_What is being asked_: Leave out all pictures. Return exactly the lines from the top of the material through the line containing "b2 = ax.bar(x".

_Collected data_:
══════════════════════════════
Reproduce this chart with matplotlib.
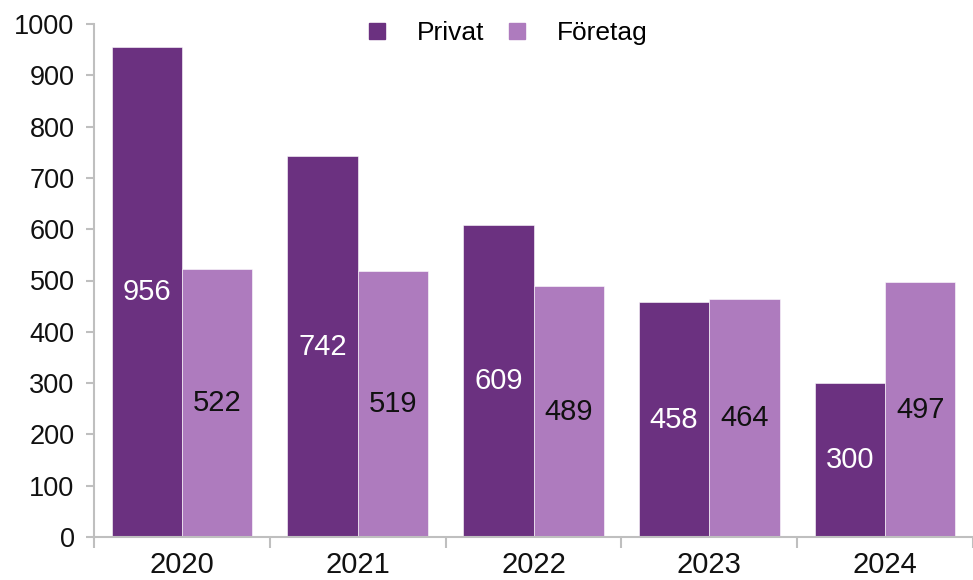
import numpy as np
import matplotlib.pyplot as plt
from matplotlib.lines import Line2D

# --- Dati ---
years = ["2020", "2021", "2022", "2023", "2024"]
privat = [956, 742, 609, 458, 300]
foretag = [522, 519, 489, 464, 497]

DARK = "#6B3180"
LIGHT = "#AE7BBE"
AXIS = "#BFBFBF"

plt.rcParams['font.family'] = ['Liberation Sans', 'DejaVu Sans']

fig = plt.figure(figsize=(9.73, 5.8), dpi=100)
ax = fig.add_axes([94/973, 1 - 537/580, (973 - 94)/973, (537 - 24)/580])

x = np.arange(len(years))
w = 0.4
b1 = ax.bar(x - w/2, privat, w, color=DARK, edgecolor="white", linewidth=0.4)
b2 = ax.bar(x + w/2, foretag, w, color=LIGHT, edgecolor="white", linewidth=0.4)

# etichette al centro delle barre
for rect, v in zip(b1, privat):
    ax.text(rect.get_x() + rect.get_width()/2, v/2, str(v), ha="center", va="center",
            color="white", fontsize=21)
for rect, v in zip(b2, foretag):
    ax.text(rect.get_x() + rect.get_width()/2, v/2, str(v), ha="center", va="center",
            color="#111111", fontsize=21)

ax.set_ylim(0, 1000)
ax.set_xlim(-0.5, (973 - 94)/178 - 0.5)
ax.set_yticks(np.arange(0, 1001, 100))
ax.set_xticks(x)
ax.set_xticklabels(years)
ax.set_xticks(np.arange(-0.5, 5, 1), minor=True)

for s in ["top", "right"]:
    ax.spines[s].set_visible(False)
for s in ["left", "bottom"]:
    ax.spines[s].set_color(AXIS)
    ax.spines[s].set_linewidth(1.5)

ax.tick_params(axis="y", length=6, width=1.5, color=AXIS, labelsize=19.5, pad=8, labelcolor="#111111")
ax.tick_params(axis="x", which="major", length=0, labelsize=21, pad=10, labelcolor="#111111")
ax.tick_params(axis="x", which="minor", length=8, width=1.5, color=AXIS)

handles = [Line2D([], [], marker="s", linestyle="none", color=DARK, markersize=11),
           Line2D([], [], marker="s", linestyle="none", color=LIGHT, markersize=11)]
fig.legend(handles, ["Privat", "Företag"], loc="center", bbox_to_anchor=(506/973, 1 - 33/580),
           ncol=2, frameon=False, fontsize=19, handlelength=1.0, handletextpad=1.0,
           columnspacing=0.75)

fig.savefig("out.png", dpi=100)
══════════════════════════════
_Solution for this problem_:
Reproduce this chart with matplotlib.
import numpy as np
import matplotlib.pyplot as plt
from matplotlib.lines import Line2D

# --- Dati ---
years = ["2020", "2021", "2022", "2023", "2024"]
privat = [956, 742, 609, 458, 300]
foretag = [522, 519, 489, 464, 497]

DARK = "#6B3180"
LIGHT = "#AE7BBE"
AXIS = "#BFBFBF"

plt.rcParams['font.family'] = ['Liberation Sans', 'DejaVu Sans']

fig = plt.figure(figsize=(9.73, 5.8), dpi=100)
ax = fig.add_axes([94/973, 1 - 537/580, (973 - 94)/973, (537 - 24)/580])

x = np.arange(len(years))
w = 0.4
b1 = ax.bar(x - w/2, privat, w, color=DARK, edgecolor="white", linewidth=0.4)
b2 = ax.bar(x + w/2, foretag, w, color=LIGHT, edgecolor="white", linewidth=0.4)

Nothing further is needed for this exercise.